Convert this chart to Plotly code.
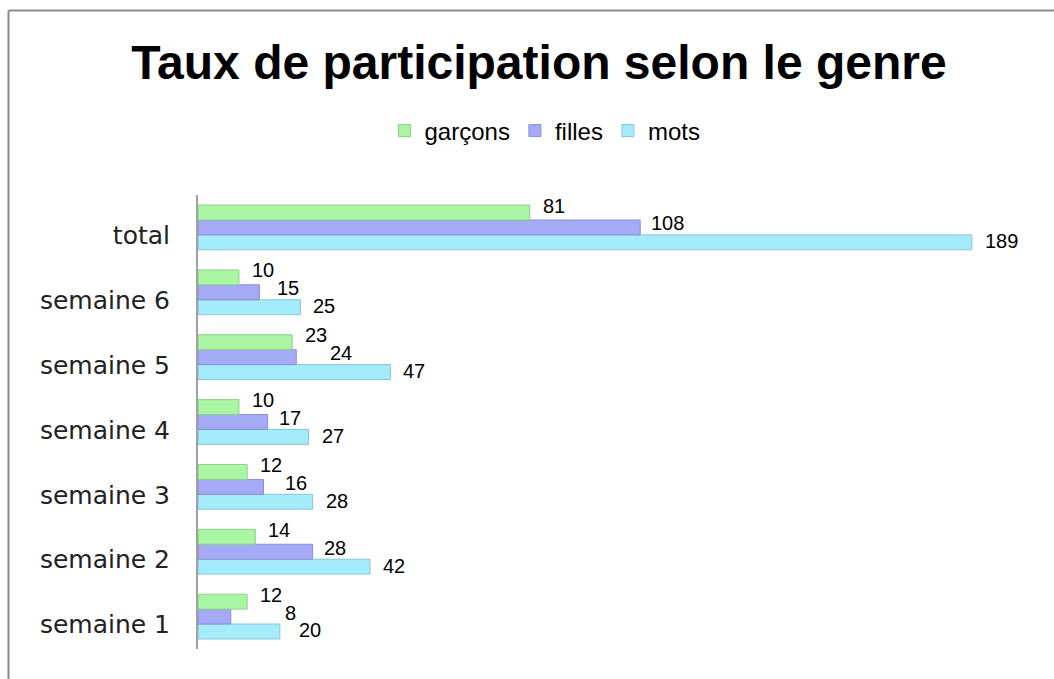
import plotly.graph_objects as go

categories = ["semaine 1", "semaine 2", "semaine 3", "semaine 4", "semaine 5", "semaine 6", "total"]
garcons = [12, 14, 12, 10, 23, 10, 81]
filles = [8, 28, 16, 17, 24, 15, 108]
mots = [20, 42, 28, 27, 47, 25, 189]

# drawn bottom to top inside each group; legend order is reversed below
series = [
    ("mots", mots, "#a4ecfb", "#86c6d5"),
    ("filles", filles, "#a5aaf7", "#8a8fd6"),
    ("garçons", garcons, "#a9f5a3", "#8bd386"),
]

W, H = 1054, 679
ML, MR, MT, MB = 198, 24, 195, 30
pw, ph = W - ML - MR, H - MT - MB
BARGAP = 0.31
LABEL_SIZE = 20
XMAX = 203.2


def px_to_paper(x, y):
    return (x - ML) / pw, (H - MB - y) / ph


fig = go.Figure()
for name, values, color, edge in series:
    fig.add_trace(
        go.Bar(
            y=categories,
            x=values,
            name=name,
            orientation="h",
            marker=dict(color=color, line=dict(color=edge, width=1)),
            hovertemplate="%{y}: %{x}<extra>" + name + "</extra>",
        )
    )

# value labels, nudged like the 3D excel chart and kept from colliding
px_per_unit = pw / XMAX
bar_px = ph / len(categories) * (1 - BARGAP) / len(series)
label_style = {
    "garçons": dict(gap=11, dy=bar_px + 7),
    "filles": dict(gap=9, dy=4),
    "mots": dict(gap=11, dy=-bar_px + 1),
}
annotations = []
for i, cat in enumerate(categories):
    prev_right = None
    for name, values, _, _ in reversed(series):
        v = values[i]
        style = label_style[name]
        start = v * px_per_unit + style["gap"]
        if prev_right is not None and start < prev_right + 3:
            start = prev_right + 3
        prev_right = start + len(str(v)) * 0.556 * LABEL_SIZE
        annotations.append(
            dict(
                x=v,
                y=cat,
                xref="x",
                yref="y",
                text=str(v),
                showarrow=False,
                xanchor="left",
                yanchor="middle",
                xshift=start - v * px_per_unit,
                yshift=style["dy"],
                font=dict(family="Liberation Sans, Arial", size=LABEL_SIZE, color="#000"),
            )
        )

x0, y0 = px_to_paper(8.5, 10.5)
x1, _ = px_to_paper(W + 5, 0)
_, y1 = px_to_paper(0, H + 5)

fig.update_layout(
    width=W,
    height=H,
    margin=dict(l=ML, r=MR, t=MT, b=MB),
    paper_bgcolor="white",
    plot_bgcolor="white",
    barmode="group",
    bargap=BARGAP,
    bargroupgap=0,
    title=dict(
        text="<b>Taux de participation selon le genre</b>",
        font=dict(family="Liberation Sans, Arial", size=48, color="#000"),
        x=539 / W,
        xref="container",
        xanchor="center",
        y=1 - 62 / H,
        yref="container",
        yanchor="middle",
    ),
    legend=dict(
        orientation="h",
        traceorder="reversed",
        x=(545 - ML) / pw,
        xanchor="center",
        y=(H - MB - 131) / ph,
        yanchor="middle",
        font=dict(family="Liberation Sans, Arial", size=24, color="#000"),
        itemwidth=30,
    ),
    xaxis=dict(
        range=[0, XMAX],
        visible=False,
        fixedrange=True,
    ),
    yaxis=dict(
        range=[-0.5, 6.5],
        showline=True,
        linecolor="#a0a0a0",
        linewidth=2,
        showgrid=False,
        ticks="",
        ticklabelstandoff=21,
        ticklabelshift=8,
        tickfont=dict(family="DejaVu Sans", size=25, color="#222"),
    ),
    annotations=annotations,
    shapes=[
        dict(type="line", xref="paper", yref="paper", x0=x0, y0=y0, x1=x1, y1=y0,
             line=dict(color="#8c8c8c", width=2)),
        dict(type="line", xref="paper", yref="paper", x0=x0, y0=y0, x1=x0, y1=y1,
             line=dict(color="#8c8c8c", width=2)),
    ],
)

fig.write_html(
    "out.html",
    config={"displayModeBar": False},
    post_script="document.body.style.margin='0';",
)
==*==
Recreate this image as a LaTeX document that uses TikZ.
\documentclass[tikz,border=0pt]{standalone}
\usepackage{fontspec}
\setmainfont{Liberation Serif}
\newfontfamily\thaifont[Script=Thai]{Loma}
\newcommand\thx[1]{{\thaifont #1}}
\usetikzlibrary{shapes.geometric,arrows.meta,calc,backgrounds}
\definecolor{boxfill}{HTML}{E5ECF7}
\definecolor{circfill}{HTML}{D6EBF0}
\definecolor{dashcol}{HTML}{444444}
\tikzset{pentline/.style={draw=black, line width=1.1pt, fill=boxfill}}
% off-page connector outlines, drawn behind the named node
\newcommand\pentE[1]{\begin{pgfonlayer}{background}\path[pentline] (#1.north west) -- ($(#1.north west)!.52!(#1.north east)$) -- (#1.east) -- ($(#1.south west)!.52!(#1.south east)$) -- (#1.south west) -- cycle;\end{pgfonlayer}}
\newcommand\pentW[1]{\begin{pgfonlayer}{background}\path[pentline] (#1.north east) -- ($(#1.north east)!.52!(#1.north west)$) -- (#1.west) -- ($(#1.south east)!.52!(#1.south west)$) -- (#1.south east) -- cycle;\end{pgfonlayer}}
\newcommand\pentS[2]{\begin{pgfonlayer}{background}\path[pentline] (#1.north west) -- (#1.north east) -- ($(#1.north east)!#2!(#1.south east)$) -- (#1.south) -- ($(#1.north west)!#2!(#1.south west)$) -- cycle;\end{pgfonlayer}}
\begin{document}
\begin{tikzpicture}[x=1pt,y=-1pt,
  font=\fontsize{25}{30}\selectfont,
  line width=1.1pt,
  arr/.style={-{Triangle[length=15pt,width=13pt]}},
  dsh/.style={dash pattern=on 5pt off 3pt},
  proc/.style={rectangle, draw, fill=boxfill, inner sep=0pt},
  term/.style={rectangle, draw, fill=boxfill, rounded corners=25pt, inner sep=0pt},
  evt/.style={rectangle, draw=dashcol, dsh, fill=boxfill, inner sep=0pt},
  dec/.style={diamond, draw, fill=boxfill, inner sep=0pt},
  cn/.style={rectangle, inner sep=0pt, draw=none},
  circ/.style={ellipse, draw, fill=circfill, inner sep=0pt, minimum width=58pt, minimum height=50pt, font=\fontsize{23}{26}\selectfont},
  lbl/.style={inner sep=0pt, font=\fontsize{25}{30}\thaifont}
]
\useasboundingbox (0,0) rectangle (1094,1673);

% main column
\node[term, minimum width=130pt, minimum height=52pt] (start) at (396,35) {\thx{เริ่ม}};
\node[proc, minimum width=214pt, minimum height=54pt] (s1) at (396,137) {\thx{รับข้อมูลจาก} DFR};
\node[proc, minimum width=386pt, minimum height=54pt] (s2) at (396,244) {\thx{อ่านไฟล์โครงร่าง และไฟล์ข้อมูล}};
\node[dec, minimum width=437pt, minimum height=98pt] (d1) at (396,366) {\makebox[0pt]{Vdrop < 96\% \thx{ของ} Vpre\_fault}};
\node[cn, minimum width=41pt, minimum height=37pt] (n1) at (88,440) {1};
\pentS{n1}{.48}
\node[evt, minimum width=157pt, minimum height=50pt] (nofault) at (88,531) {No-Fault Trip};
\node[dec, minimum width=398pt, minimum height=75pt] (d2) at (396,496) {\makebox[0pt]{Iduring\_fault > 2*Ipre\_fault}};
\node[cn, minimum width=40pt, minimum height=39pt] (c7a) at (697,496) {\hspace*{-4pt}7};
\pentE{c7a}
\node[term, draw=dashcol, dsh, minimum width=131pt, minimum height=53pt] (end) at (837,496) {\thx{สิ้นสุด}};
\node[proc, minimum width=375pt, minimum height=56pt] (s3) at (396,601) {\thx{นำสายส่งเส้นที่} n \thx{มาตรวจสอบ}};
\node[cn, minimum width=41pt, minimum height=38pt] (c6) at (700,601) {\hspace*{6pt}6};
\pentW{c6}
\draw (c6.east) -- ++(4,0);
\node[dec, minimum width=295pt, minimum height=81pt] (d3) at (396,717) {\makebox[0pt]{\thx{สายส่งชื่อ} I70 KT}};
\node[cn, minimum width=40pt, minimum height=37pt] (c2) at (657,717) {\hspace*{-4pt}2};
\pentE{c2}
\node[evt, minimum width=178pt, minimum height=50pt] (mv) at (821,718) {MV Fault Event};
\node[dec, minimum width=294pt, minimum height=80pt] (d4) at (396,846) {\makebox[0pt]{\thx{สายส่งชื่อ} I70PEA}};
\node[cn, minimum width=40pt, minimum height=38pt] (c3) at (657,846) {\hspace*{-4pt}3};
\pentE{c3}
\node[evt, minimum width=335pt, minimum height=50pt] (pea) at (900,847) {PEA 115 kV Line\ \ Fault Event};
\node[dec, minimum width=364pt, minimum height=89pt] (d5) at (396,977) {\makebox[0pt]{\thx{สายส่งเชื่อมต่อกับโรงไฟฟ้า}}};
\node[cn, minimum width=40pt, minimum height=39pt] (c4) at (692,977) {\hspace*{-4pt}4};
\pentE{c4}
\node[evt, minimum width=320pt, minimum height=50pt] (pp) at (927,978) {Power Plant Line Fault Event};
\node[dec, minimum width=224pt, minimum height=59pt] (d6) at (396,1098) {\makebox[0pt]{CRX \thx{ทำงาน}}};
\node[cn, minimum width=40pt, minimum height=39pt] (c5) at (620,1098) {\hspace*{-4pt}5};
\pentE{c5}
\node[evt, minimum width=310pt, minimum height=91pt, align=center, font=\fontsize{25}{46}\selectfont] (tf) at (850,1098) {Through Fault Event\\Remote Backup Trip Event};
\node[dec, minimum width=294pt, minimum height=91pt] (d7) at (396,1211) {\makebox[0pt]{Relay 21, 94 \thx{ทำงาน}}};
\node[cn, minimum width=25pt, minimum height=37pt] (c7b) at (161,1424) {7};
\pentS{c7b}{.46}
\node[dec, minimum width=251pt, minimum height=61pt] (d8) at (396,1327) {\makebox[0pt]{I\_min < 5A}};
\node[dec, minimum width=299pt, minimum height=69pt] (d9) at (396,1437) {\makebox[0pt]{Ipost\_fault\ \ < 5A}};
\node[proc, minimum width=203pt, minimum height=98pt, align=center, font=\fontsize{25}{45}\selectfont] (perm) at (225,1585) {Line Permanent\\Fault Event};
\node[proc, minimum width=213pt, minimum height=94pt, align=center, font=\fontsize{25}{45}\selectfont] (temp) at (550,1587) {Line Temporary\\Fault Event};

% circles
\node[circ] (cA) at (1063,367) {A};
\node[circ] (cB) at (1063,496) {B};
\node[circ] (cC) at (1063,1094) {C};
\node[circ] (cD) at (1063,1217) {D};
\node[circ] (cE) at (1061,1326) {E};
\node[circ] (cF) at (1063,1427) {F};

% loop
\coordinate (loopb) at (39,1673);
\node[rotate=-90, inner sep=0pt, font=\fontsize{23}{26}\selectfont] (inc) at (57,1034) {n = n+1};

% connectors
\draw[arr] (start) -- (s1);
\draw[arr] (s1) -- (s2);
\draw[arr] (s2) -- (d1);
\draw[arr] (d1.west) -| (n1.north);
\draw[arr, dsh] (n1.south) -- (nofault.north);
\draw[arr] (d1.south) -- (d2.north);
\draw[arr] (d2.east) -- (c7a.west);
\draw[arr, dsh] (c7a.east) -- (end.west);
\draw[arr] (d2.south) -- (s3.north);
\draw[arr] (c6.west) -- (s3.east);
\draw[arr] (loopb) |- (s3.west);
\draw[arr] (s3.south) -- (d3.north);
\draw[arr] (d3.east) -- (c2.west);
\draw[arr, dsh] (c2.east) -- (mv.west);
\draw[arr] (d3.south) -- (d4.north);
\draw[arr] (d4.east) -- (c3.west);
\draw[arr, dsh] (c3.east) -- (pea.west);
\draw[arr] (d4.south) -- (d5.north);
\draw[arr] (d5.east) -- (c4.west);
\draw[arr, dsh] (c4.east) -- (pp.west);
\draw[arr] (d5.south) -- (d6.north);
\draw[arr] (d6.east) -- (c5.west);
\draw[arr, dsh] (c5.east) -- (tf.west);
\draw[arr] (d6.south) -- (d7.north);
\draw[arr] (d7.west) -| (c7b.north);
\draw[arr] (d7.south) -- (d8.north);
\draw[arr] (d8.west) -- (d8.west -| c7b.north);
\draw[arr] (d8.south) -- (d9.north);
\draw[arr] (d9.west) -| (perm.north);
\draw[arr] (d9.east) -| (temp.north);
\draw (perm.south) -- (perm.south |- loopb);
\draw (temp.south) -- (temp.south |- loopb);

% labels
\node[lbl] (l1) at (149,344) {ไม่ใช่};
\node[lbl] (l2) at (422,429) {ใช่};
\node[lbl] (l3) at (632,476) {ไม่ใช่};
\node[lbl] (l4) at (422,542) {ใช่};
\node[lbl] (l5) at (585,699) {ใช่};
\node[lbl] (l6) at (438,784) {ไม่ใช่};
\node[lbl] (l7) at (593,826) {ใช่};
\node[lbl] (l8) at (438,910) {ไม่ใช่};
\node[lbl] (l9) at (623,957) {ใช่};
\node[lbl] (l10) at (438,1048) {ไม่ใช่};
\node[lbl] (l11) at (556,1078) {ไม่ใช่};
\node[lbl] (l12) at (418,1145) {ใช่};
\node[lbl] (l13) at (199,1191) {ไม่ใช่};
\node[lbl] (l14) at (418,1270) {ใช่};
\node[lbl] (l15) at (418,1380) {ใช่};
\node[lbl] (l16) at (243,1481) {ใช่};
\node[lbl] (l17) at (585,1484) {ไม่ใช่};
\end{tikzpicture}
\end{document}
==*==
● **Problem details**
What's needed is an exact copy of the records above from the line containing "Convert this chart to Plotly code." down to the line containing "XMAX = 203.2", both included, without any pictures.

● **Solution below**
Convert this chart to Plotly code.
import plotly.graph_objects as go

categories = ["semaine 1", "semaine 2", "semaine 3", "semaine 4", "semaine 5", "semaine 6", "total"]
garcons = [12, 14, 12, 10, 23, 10, 81]
filles = [8, 28, 16, 17, 24, 15, 108]
mots = [20, 42, 28, 27, 47, 25, 189]

# drawn bottom to top inside each group; legend order is reversed below
series = [
    ("mots", mots, "#a4ecfb", "#86c6d5"),
    ("filles", filles, "#a5aaf7", "#8a8fd6"),
    ("garçons", garcons, "#a9f5a3", "#8bd386"),
]

W, H = 1054, 679
ML, MR, MT, MB = 198, 24, 195, 30
pw, ph = W - ML - MR, H - MT - MB
BARGAP = 0.31
LABEL_SIZE = 20
XMAX = 203.2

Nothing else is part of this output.